If you don't think it be like that, look at this Trump/Biden/Ukraine mess from multiple sources. The conservative internet and liberal internet have two versions of the story so fundamentally different it is like they are reporting two seperate football games. The few brave redditors that cross into enemy lines are shouted down for distracting from the real issues or for shilling. As someone not privy to the intimate financial details of the Trump and Biden household finances nor the records of the Ukrainian Prime Minister, I can either trust "my side" to be correct, trust "the other side" to be correct, or piss on the whole mess and wait until someone tells me if Trump gets impeached.

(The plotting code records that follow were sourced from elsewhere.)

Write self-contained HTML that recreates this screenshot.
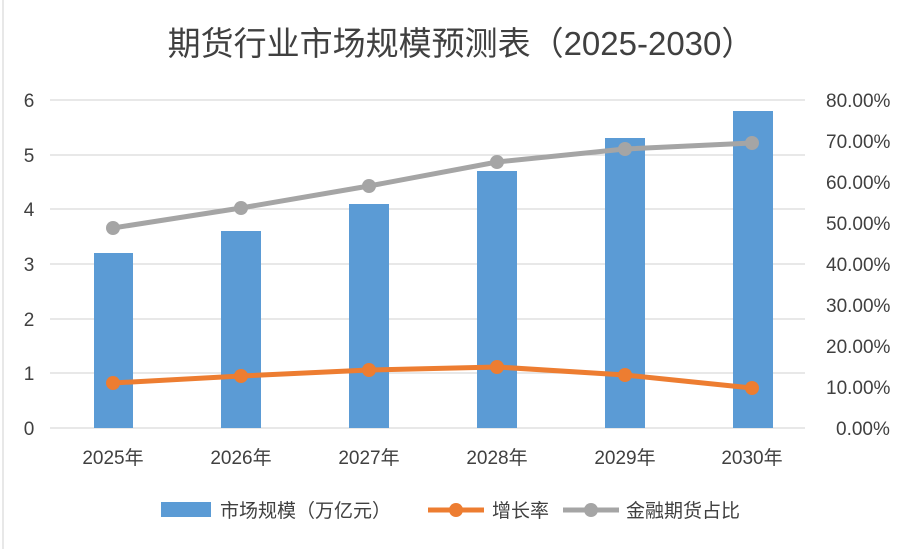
<!DOCTYPE html>
<html><head><meta charset="utf-8"><style>
body{margin:0;background:#fff;}
svg{display:block;font-family:"Liberation Sans","Noto Sans CJK SC",sans-serif;}
</style></head><body>
<svg width="920" height="549" viewBox="0 0 920 549">
<rect x="0" y="0" width="920" height="549" fill="#fff"/>
<line x1="3" y1="0" x2="3" y2="549" stroke="#d0d0d0"/>
<text x="461" y="55" font-size="33" fill="#404040" text-anchor="middle" font-family="Liberation Sans, Noto Sans CJK SC, sans-serif">期货行业市场规模预测表（2025-2030）</text>
<g stroke="#d9d9d9" stroke-width="1.3">
<line x1="50" y1="100" x2="805" y2="100"/>
<line x1="50" y1="155" x2="805" y2="155"/>
<line x1="50" y1="209" x2="805" y2="209"/>
<line x1="50" y1="264" x2="805" y2="264"/>
<line x1="50" y1="319" x2="805" y2="319"/>
<line x1="50" y1="373" x2="805" y2="373"/>
<line x1="50" y1="428" x2="805" y2="428"/>
</g>
<g font-size="19" fill="#404040" text-anchor="middle">
<text x="29" y="107">6</text><text x="29" y="162">5</text><text x="29" y="216">4</text>
<text x="29" y="271">3</text><text x="29" y="326">2</text><text x="29" y="380">1</text><text x="29" y="435">0</text>
</g>
<g font-size="19" fill="#404040" text-anchor="start">
<text x="826" y="107">80.00%</text><text x="826" y="148">70.00%</text><text x="826" y="189">60.00%</text>
<text x="826" y="230">50.00%</text><text x="826" y="271">40.00%</text><text x="826" y="312">30.00%</text>
<text x="826" y="353">20.00%</text><text x="826" y="394">10.00%</text><text x="836" y="435">0.00%</text>
</g>
<g fill="#5b9bd5">
<rect x="94" y="253" width="39" height="175"/>
<rect x="221" y="231" width="40" height="197"/>
<rect x="349" y="204" width="40" height="224"/>
<rect x="477" y="171" width="40" height="257"/>
<rect x="605" y="138" width="40" height="290"/>
<rect x="733" y="111" width="40" height="317"/>
</g>
<polyline points="113,228 241,208 369,186 497,162 625,149 752,143" fill="none" stroke="#a5a5a5" stroke-width="5"/>
<g fill="#a5a5a5"><circle cx="113" cy="228" r="7"/><circle cx="241" cy="208" r="7"/><circle cx="369" cy="186" r="7"/><circle cx="497" cy="162" r="7"/><circle cx="625" cy="149" r="7"/><circle cx="752" cy="143" r="7"/></g>
<polyline points="113,383 241,376 369,370 497,367 625,375 752,388" fill="none" stroke="#ed7d31" stroke-width="5"/>
<g fill="#ed7d31"><circle cx="113" cy="383" r="7"/><circle cx="241" cy="376" r="7"/><circle cx="369" cy="370" r="7"/><circle cx="497" cy="367" r="7"/><circle cx="625" cy="375" r="7"/><circle cx="752" cy="388" r="7"/></g>
<g font-size="19" fill="#404040" text-anchor="middle">
<text x="113" y="464">2025年</text><text x="241" y="464">2026年</text><text x="369" y="464">2027年</text>
<text x="497" y="464">2028年</text><text x="625" y="464">2029年</text><text x="752" y="464">2030年</text>
</g>
<rect x="161" y="502" width="50" height="15" fill="#5b9bd5"/>
<text x="220" y="517" font-size="19" fill="#404040">市场规模（万亿元）</text>
<line x1="428" y1="510" x2="484" y2="510" stroke="#ed7d31" stroke-width="5"/><circle cx="456" cy="510" r="7" fill="#ed7d31"/>
<text x="492" y="517" font-size="19" fill="#404040">增长率</text>
<line x1="563" y1="510" x2="619" y2="510" stroke="#a5a5a5" stroke-width="5"/><circle cx="591" cy="510" r="7" fill="#a5a5a5"/>
<text x="626" y="517" font-size="19" fill="#404040">金融期货占比</text>
</svg>
</body></html>
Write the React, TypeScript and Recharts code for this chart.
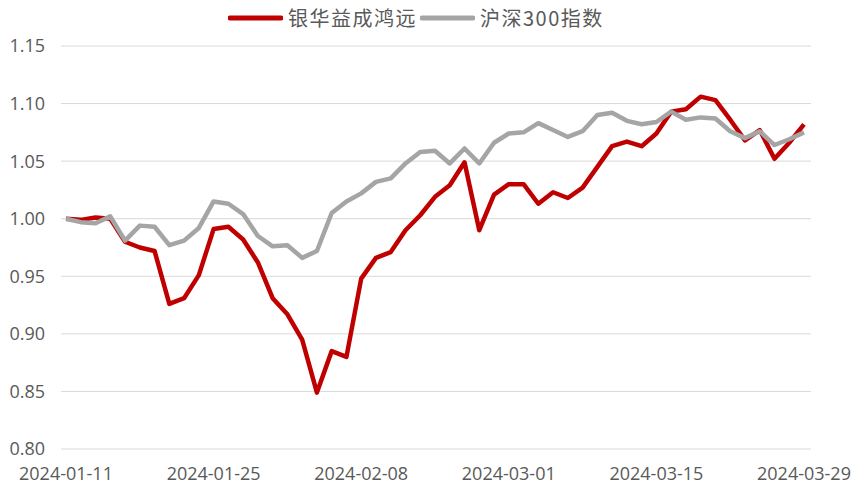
import { LineChart, Line, XAxis, YAxis, CartesianGrid, Legend } from "recharts";

const dates = [
    "2024-01-11", "2024-01-12", "2024-01-15", "2024-01-16", "2024-01-17", "2024-01-18", "2024-01-19",
    "2024-01-22", "2024-01-23", "2024-01-24", "2024-01-25", "2024-01-26", "2024-01-29", "2024-01-30",
    "2024-01-31", "2024-02-01", "2024-02-02", "2024-02-05", "2024-02-06", "2024-02-07", "2024-02-08",
    "2024-02-19", "2024-02-20", "2024-02-21", "2024-02-22", "2024-02-23", "2024-02-26", "2024-02-27",
    "2024-02-28", "2024-02-29", "2024-03-01", "2024-03-04", "2024-03-05", "2024-03-06", "2024-03-07",
    "2024-03-08", "2024-03-11", "2024-03-12", "2024-03-13", "2024-03-14", "2024-03-15", "2024-03-18",
    "2024-03-19", "2024-03-20", "2024-03-21", "2024-03-22", "2024-03-25", "2024-03-26", "2024-03-27",
    "2024-03-28", "2024-03-29",
];

const yinhua = [
    1.000, 0.999, 1.001, 1.000, 0.980, 0.975, 0.972, 0.926, 0.931, 0.951,
    0.991, 0.993, 0.982, 0.962, 0.931, 0.917, 0.895, 0.849, 0.885, 0.880,
    0.948, 0.966, 0.971, 0.990, 1.003, 1.019, 1.029, 1.049, 0.990, 1.021,
    1.030, 1.030, 1.013, 1.023, 1.018, 1.027, 1.045, 1.063, 1.067, 1.063,
    1.074, 1.093, 1.095, 1.106, 1.103, 1.086, 1.068, 1.077, 1.052, 1.066,
    1.082,
];

const hs300 = [
    1.000, 0.997, 0.996, 1.002, 0.981, 0.994, 0.993, 0.977, 0.981, 0.992,
    1.015, 1.013, 1.004, 0.985, 0.976, 0.977, 0.966, 0.972, 1.005, 1.015,
    1.022, 1.032, 1.035, 1.048, 1.058, 1.059, 1.048, 1.061, 1.048, 1.066,
    1.074, 1.075, 1.083, 1.077, 1.071, 1.076, 1.090, 1.092, 1.085, 1.082,
    1.084, 1.093, 1.086, 1.088, 1.087, 1.076, 1.070, 1.076, 1.064, 1.069,
    1.075,
];

const xTicks = ["2024-01-11", "2024-01-25", "2024-02-08", "2024-03-01", "2024-03-15", "2024-03-29"];
const yTicks = [0.8, 0.85, 0.9, 0.95, 1.0, 1.05, 1.1, 1.15];

const seriesNames = ["银华益成鸿远", "沪深300指数"];
const seriesColors = ["#C00000", "#A5A5A5"];

const data = dates.map((d, i) => ({ date: d, yinhua: yinhua[i], hs300: hs300[i] }));

const tickFont = { fontSize: 18, fill: "#595959", fontFamily: "'Open Sans', sans-serif" };

function renderLegend() {
    return (
        <div style={{ display: "flex", alignItems: "center", paddingLeft: 228, fontFamily: "'Noto Sans CJK SC', sans-serif", fontSize: 20, letterSpacing: 1.5, color: "#595959" }}>
            {seriesNames.map((name, i) => (
                <div key={name} style={{ display: "flex", alignItems: "center", marginRight: i === 0 ? 3 : 0 }}>
                    <svg width={55} height={10} style={{ marginRight: 5 }}>
                        <line x1={2} y1={5} x2={53} y2={5} stroke={seriesColors[i]} strokeWidth={5} strokeLinecap="round" />
                    </svg>
                    <span>{name}</span>
                </div>
            ))}
        </div>
    );
}

export default function App() {
    return (
        <div style={{ position: "absolute", left: 0, top: 0, background: "#fff" }}>
            <LineChart width={864} height={485} data={data} margin={{ top: 46, right: 53, bottom: 0, left: 0 }}>
                <CartesianGrid vertical={false} stroke="#D9D9D9" strokeWidth={1} />
                <XAxis
                    dataKey="date"
                    ticks={xTicks}
                    interval={0}
                    axisLine={false}
                    tickLine={false}
                    height={36}
                    tickMargin={12}
                    padding={{ left: 5, right: 7 }}
                    tick={tickFont}
                />
                <YAxis
                    domain={[0.8, 1.15]}
                    ticks={yTicks}
                    width={61}
                    axisLine={false}
                    tickLine={false}
                    tickMargin={10}
                    tickFormatter={(v) => v.toFixed(2)}
                    tick={tickFont}
                />
                <Legend
                    verticalAlign="middle"
                    content={renderLegend}
                    wrapperStyle={{ top: 3, left: 0, width: 864 }}
                />
                <Line
                    type="linear"
                    dataKey="yinhua"
                    name={seriesNames[0]}
                    stroke={seriesColors[0]}
                    strokeWidth={4.5}
                    strokeLinejoin="round"
                    dot={false}
                    isAnimationActive={false}
                />
                <Line
                    type="linear"
                    dataKey="hs300"
                    name={seriesNames[1]}
                    stroke={seriesColors[1]}
                    strokeWidth={4.5}
                    strokeLinejoin="round"
                    dot={false}
                    isAnimationActive={false}
                />
            </LineChart>
        </div>
    );
}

Because that is the other side of a news blackout. The things I actually need to know, that would actually affect my life, will be communicated to me in other channels. The union already texted me that 28 ships have been activated for the Persian Gulf. I can ask around at the Warhammer shop if anyone expects brexit disruptions. Major regulatory reforms will be reflected in changes to any paperwork I have to fill out. And if I encouter something new, I can just ask about it and probably get a decent summary from whoever I am interacting with.

In short, I am done with news. It is all coming off my phone. Even the highly clever Babylon Bee, since that is just a gateway drug. I will keep reddit, though unsubscribed from any current events, which may also be a mistake. I will also keep up with Warhammer news, because while many of the same criticisms apply to that, how else am I going to know when to get hyped about new plastic army men in space?

If I fall off the wagon, I will just have to get back on again. I am 2 hours sober from my news addiction.